Advertisement

Michigan Legislature Set To Ban College Athletes From Unionizing [UPDATED]

CREDIT: (AP PHOTO/CARLOS OSORIO)
CREDIT: (AP PHOTO/CARLOS OSORIO)

As the battle to win labor rights for college athletes continues at the federal level, a state lawmaker in Michigan last week introduced legislation that would keep athletes at the state’s top universities from organizing to join unions.

The state House of Representatives quickly approved the legislation during a lame-duck session Tuesday in a party-line vote, with Republicans voting in favor and Democrats voting against it.

Now that it has passed the state House, the state Senate will consider the bill before it adjourns for the year on Dec. 18, according to the Detroit News. The state Senate is overwhelmingly controlled by Republicans, and Michigan has been at the center of efforts to curb unions in recent years. Gov. Rick Snyder (R) signed a so-called right-to-work bill into law in 2012.

“I don’t have my finger on the pulse of the legislature,” said Robert McCormick, a Michigan State University law professor who has co-authored a 2006 academic paper about why college athletes should be recognized as employees under federal labor law. “But it wouldn’t surprise me [if it passed].”

Advertisement

The Senate has a crowded end-of-year schedule, though, and if it doesn’t get to the legislation this year it would have to be re-introduced in the next session.

The legislation introduced by state Rep. Al Pscholka (R) would classify collegiate athletes at Michigan’s public universities as students, preventing them from potentially earning public employee status and the collective bargaining rights that come with it.

“Less than 2 percent of men’s basketball and football student-athletes go on to compete professionally in their sport,” Pscholka said in a statement when he introduced the bill, according to MLive.com. “Student-athletes are still students, an playing sports is an extracurricular activity, so the emphases should be placed on the education part of that equation.”

Athletes at Northwestern University, a Big Ten conference counterpart of the University Michigan and Michigan State University, filed a petition to unionize with the Chicago chapter of the National Labor Relations Board in January. The regional director of that chapter approved the petition in March, preliminarily classifying the athletes as employees and granting them union rights for the first time. Northwestern appealed the decision to the full NLRB, which has not yet issued a decision.
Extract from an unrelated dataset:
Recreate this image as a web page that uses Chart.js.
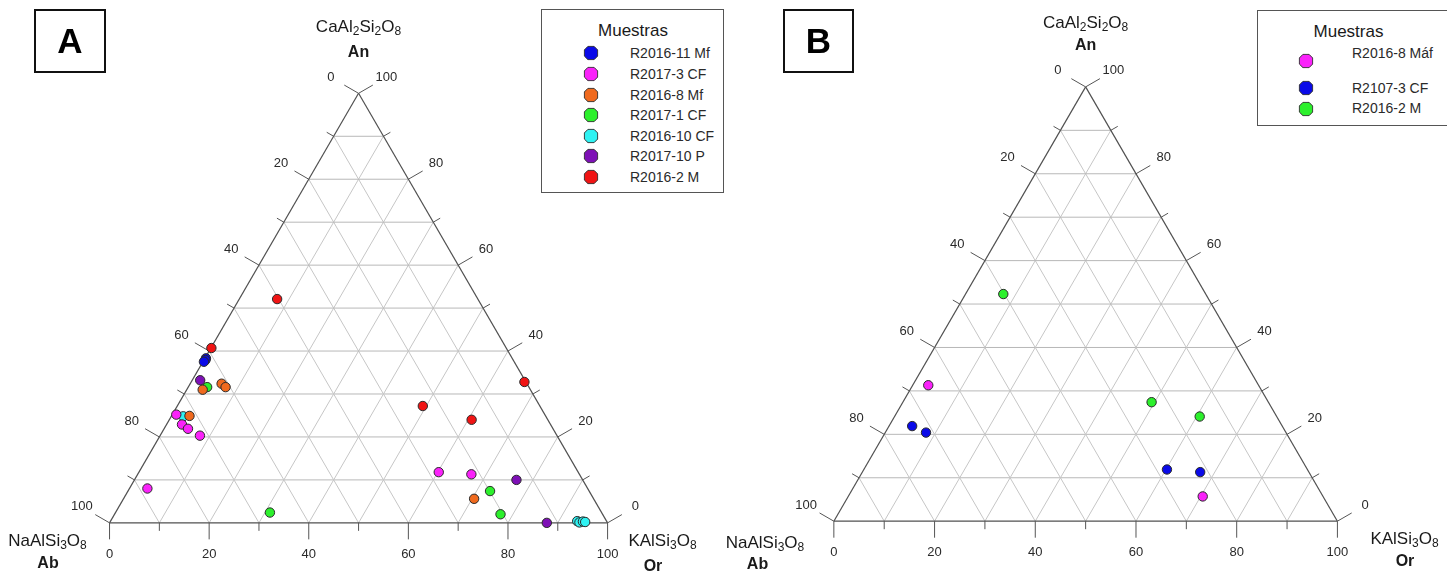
<!DOCTYPE html>
<html>
<head>
<meta charset="utf-8">
<title>Diagramas ternarios An–Ab–Or</title>
<script src="https://cdn.jsdelivr.net/npm/chart.js@4.4.1/dist/chart.umd.min.js"></script>
<style>
  html, body { margin: 0; padding: 0; background: #fff; }
  #figure { position: relative; width: 1450px; height: 576px; overflow: hidden;
            font-family: "Liberation Sans", Arial, sans-serif; color: #1a1a1a; }
  .panel { position: absolute; top: 0; width: 725px; height: 576px; overflow: hidden; }
  .panel canvas { position: absolute; left: 0; top: 0; }
  .tag { position: absolute; box-sizing: border-box; border: 2px solid #111;
         display: flex; align-items: center; justify-content: center;
         font: bold 35px "Liberation Sans", Arial, sans-serif; color: #000; }
  .vlabel { position: absolute; transform: translate(-50%, -50%); white-space: nowrap;
            line-height: 1; font-size: 17px; color: #1a1a1a; }
  .vlabel.em { font-weight: bold; font-size: 16px; }
  .vlabel sub { font-size: 12px; vertical-align: -3px; line-height: 0; }
  .legend-box { position: absolute; box-sizing: border-box; border: 1px solid #555; background: #fff; }
  .legend-title { position: absolute; transform: translate(-50%, -50%); font-size: 17px;
                  line-height: 1; white-space: nowrap; color: #1a1a1a; }
  .legend-text { position: absolute; transform: translateY(-50%); font-size: 14px;
                 line-height: 1; white-space: nowrap; color: #2a2a2a; }
  .legend-mark { position: absolute; transform: translate(-50%, -50%); display: block; }
</style>
</head>
<body>
<div id="figure">
  <div class="panel" id="panelA" style="left:0">
    <canvas id="chartA" width="725" height="576"></canvas>
    <div class="tag" style="left:34px;top:9px;width:72px;height:64px">A</div>
    <div class="vlabel" style="left:358.5px;top:26px">CaAl<sub>2</sub>Si<sub>2</sub>O<sub>8</sub></div>
    <div class="vlabel em" style="left:358.5px;top:52px">An</div>
    <div class="vlabel" style="left:47.5px;top:540px">NaAlSi<sub>3</sub>O<sub>8</sub></div>
    <div class="vlabel em" style="left:48px;top:562.5px">Ab</div>
    <div class="vlabel" style="left:662.5px;top:540px">KAlSi<sub>3</sub>O<sub>8</sub></div>
    <div class="vlabel em" style="left:653px;top:566px">Or</div>
  </div>
  <div class="panel" id="panelB" style="left:725px">
    <canvas id="chartB" width="725" height="576"></canvas>
    <div class="tag" style="left:58px;top:9px;width:71px;height:64px">B</div>
    <div class="vlabel" style="left:360.6px;top:22px">CaAl<sub>2</sub>Si<sub>2</sub>O<sub>8</sub></div>
    <div class="vlabel em" style="left:360.6px;top:45px">An</div>
    <div class="vlabel" style="left:40px;top:542px">NaAlSi<sub>3</sub>O<sub>8</sub></div>
    <div class="vlabel em" style="left:32.5px;top:564px">Ab</div>
    <div class="vlabel" style="left:679.5px;top:538px">KAlSi<sub>3</sub>O<sub>8</sub></div>
    <div class="vlabel em" style="left:680px;top:561px">Or</div>
  </div>
</div>

<script>
// ---- Feldespatos: composición en % molar, cada punto como [An, Ab, Or] ----

// Diagrama A
const A_R2016_11_Mf = [[38.3, 61.5, 0.2], [37.9, 61.8, 0.3], [37.5, 62.3, 0.2]];
const A_R2017_3_CF  = [[25.2, 74.0, 0.8], [22.9, 74.0, 3.1], [21.9, 73.3, 4.8], [20.3, 71.7, 8.0],
                       [8.0, 88.4, 3.6], [11.8, 28.0, 60.2], [11.3, 21.7, 67.0]];
const A_R2016_8_Mf  = [[31.0, 65.8, 3.2], [32.4, 61.3, 6.3], [31.6, 60.9, 7.5], [24.9, 71.5, 3.6],
                       [5.6, 24.0, 70.4]];
const A_R2017_1_CF  = [[31.6, 64.6, 3.8], [2.4, 66.6, 31.0], [7.4, 19.9, 72.7], [2.0, 20.5, 77.5]];
const A_R2016_10_CF = [[24.8, 72.8, 2.4], [0.4, 5.9, 93.7], [0.1, 5.6, 94.3], [0.3, 4.8, 94.9],
                       [0.2, 4.4, 95.4]];
const A_R2017_10_P  = [[33.2, 65.2, 1.6], [10.0, 13.3, 76.7], [0.0, 12.2, 87.8]];
const A_R2016_2_M   = [[40.7, 59.2, 0.1], [52.1, 40.3, 7.6], [32.8, 0.3, 66.9], [27.2, 23.5, 49.3],
                       [24.0, 15.3, 60.7]];

// Diagrama B
const B_R2016_8_Maf = [[31.3, 65.6, 3.1], [5.7, 23.9, 70.4]];
const B_R2107_3_CF  = [[21.9, 73.5, 4.6], [20.4, 71.5, 8.1], [11.9, 27.9, 60.2], [11.3, 21.6, 67.1]];
const B_R2016_2_M   = [[52.3, 40.2, 7.5], [27.4, 23.2, 49.4], [24.1, 15.3, 60.6]];

// Nombres de las muestras (leyenda)
const samplesA = ['R2016-11 Mf', 'R2017-3 CF', 'R2016-8 Mf', 'R2017-1 CF', 'R2016-10 CF', 'R2017-10 P', 'R2016-2 M'];
const samplesB = ['R2016-8 Máf', 'R2107-3 CF', 'R2016-2 M'];
const pointsA = [A_R2016_11_Mf, A_R2017_3_CF, A_R2016_8_Mf, A_R2017_1_CF, A_R2016_10_CF, A_R2017_10_P, A_R2016_2_M];
const pointsB = [B_R2016_8_Maf, B_R2107_3_CF, B_R2016_2_M];

// Marcas de los ejes (cada 10 %, rotuladas cada 20 %)
const tickValues = [0, 10, 20, 30, 40, 50, 60, 70, 80, 90, 100];
const tickLabels = ['0', '', '20', '', '40', '', '60', '', '80', '', '100'];

// Colores de las muestras
const coloursA = ['#0a0ae8', '#fa22fa', '#f06a1e', '#2cf02c', '#2ef2f2', '#7e10b6', '#f01414'];
const coloursB = ['#fa22fa', '#0a0ae8', '#2cf02c'];

// ---- Placement of each triangle inside its 725x576 canvas (pixels) ----
const layoutA = { left: 105.5, side: 506, base: 527.6 };
const layoutB = { left: 104.8, side: 511.6, base: 525.9 };
const H = Math.sqrt(3) / 2;

// Barycentric (An, Ab, Or) -> cartesian data coordinates, 0..100 along the base
function toXY([an, ab, or]) {
  return { x: or + an / 2, y: an * H };
}

// Linear scale limits so that the triangle lands where the layout says
function scaleLimits(g, w, h) {
  return {
    x: { min: -g.left / g.side * 100, max: (w - g.left) / g.side * 100 },
    y: { min: (g.base - h) / g.side * 100, max: g.base / g.side * 100 }
  };
}

// Draws the triangular frame, grid, ticks and tick labels from the chart scales
const ternaryFrame = {
  id: 'ternaryFrame',
  beforeDatasetsDraw(chart) {
    const { ctx } = chart;
    const sx = chart.scales.x, sy = chart.scales.y;
    const P = (an, or) => [sx.getPixelForValue(or + an / 2), sy.getPixelForValue(an * H)];
    const seg = (a, b, colour, width) => {
      ctx.beginPath();
      ctx.moveTo(a[0], a[1]);
      ctx.lineTo(b[0], b[1]);
      ctx.strokeStyle = colour;
      ctx.lineWidth = width;
      ctx.stroke();
    };
    ctx.save();

    // grid lines
    tickValues.forEach(k => {
      if (k === 0 || k === 100) return;
      seg(P(k, 0), P(k, 100 - k), '#b8b8b8', 1);          // An constante
      seg(P(0, k), P(100 - k, k), '#c6c6c6', 1);          // Or constante
      seg(P(0, 100 - k), P(100 - k, 0), '#c6c6c6', 1);    // Ab constante
    });

    // outer triangle
    const apex = P(100, 0), ab = P(0, 0), or = P(0, 100);
    seg(ab, or, '#505050', 1.2);
    seg(ab, apex, '#505050', 1.2);
    seg(or, apex, '#505050', 1.2);

    // ticks and their labels
    ctx.font = '13px "Liberation Sans", Arial, sans-serif';
    ctx.fillStyle = '#2a2a2a';
    ctx.textAlign = 'center';
    ctx.textBaseline = 'middle';
    const nl = [-H, -0.5], nr = [H, -0.5];
    const gap = 32;
    tickValues.forEach((k, i) => {
      const major = tickLabels[i] !== '';
      const len = major ? 16.5 : 8;
      // base: Or, 0 → 100 left to right
      const b = P(0, k);
      seg(b, [b[0], b[1] + len], '#555', 1);
      if (major) ctx.fillText(tickLabels[i], b[0], b[1] + 31.5);
      // left side: Ab, 0 at the apex → 100 at the Ab corner
      const l = P(100 - k, 0);
      seg(l, [l[0] + nl[0] * len, l[1] + nl[1] * len], '#555', 1);
      if (major) ctx.fillText(tickLabels[i], l[0] + nl[0] * gap, l[1] + nl[1] * gap);
      // right side: An, 0 at the Or corner → 100 at the apex
      const r = P(k, 100 - k);
      seg(r, [r[0] + nr[0] * len, r[1] + nr[1] * len], '#555', 1);
      if (major) ctx.fillText(tickLabels[i], r[0] + nr[0] * gap, r[1] + nr[1] * gap);
    });
    ctx.restore();
  }
};

function octagon(colour) {
  const ns = 'http://www.w3.org/2000/svg';
  const svg = document.createElementNS(ns, 'svg');
  svg.setAttribute('width', '15');
  svg.setAttribute('height', '15');
  svg.setAttribute('class', 'legend-mark');
  const poly = document.createElementNS(ns, 'polygon');
  poly.setAttribute('points', '4.5,0.8 10.5,0.8 14.2,4.5 14.2,10.5 10.5,14.2 4.5,14.2 0.8,10.5 0.8,4.5');
  poly.setAttribute('fill', colour);
  poly.setAttribute('stroke', '#333');
  poly.setAttribute('stroke-width', '1');
  svg.appendChild(poly);
  return svg;
}

// HTML legend built from the chart's own datasets
function htmlLegend(chart, panel, box) {
  const frame = document.createElement('div');
  frame.className = 'legend-box';
  Object.assign(frame.style, box.frame);
  panel.appendChild(frame);
  const title = document.createElement('div');
  title.className = 'legend-title';
  title.textContent = 'Muestras';
  title.style.left = box.title[0] + 'px';
  title.style.top = box.title[1] + 'px';
  panel.appendChild(title);
  chart.data.datasets.forEach((ds, i) => {
    const mark = octagon(ds.backgroundColor);
    mark.style.left = box.markX + 'px';
    mark.style.top = box.markY[i] + 'px';
    mark.style.position = 'absolute';
    panel.appendChild(mark);
    const txt = document.createElement('div');
    txt.className = 'legend-text';
    txt.textContent = ds.label;
    txt.style.left = box.textX + 'px';
    txt.style.top = box.textY[i] + 'px';
    panel.appendChild(txt);
  });
}

function makeChart(canvasId, names, groups, colours, layout) {
  const lim = scaleLimits(layout, 725, 576);
  return new Chart(document.getElementById(canvasId), {
    type: 'scatter',
    data: {
      datasets: names.map((name, i) => ({
        label: name,
        data: groups[i].map(toXY),
        backgroundColor: colours[i],
        borderColor: '#2a2a2a',
        borderWidth: 1,
        pointRadius: 4.7,
        pointStyle: 'circle'
      }))
    },
    options: {
      responsive: false,
      animation: false,
      devicePixelRatio: 1,
      events: [],
      clip: false,
      layout: { padding: 0 },
      scales: {
        x: { type: 'linear', min: lim.x.min, max: lim.x.max, display: false },
        y: { type: 'linear', min: lim.y.min, max: lim.y.max, display: false }
      },
      plugins: { legend: { display: false }, tooltip: { enabled: false }, title: { display: false } }
    },
    plugins: [ternaryFrame]
  });
}

const chartA = makeChart('chartA', samplesA, pointsA, coloursA, layoutA);
const chartB = makeChart('chartB', samplesB, pointsB, coloursB, layoutB);

htmlLegend(chartA, document.getElementById('panelA'), {
  frame: { left: '541px', top: '9px', width: '183px', height: '184px' },
  title: [633, 30],
  markX: 591,
  markY: [53.3, 73.9, 94.5, 115.1, 135.7, 156.3, 176.9],
  textX: 630,
  textY: [53.3, 73.9, 94.5, 115.1, 135.7, 156.3, 176.9]
});
htmlLegend(chartB, document.getElementById('panelB'), {
  frame: { left: '531.5px', top: '9.5px', width: '190px', height: '116px', borderRight: 'none' },
  title: [623.5, 30.5],
  markX: 581,
  markY: [61, 88.3, 109],
  textX: 627,
  textY: [53.3, 88.3, 108.3]
});
</script>
</body>
</html>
Even if the NLRB upholds the regional director’s ruling, though, it would only apply to athletes at private colleges and universities, which are subject to the National Labor Relations Act (like any other private employer). Athletes at public universities are subject to state-level labor laws. To earn union rights themselves, athletes at public schools would have to petition their own state labor boards.

Advertisement

The Michigan legislation, by classifying athletes as students and not employees, would almost certainly prevent any athlete at a public university from being able to do that.

“The players could still petition the state agency for protection, but if they’re defined statutorily as not employees, they’re pretty much out of luck,” McCormick said. “Their only recourse would be a change in the law.”

There has been no effort to unionize Michigan athletes yet, but the University of Michigan’s athletic program has been at the center of controversies that are central to the Northwestern athletes’ desires to organize. Former Michigan football coach Brady Hoke and former athletic director Dave Brandon came under fire for the school’s concussion protocols in the middle of this season after Wolverines quarterback Shane Morris was sent back into a game against Minnesota despite suffering an obvious concussion. Brandon eventually resigned, in part due to the controversy. Hoke was fired at the end of the season, though the concussion issue was merely part of larger struggles within the program that rankled the Michigan fan base.

Though many, including the NCAA’s top officials, have tried to turn the union issue into one about compensation, the NCAA’s unwillingness to deal with concussions was one of the chief concerns raised by Northwestern and the College Athletes Players Association when it filed the union petition.

Republicans in Ohio this year included a resolution that specifies college athletes as students in a larger budget package. But unlike the Michigan legislation, that resolution is largely symbolic. Congressional Republicans filed a brief with the NLRB opposing union rights for college athletes in July. On the other side of the issue, the State Employees Association of North Carolina voted in May to allow athletes from the state’s public universities to join its union individually.

The NLRB has not indicated when it will rule on the Northwestern case, though it is possible it will do so before the end of the year. The results of Northwestern’s union vote will not be known until after the NLRB ruling.

Update:

December 16: A week after the state House passed it, the Michigan state Senate on Tuesday approved legislation banning college athletes at public universities from joining or forming unions, the Associated Press reported. Senate Republicans, who hold a substantial majority over Democrats, passed it mostly along party lines, according to the AP. The final vote was 25–11.

The bill will now go to Gov. Rick Snyder (R), who is expected to sign it into law.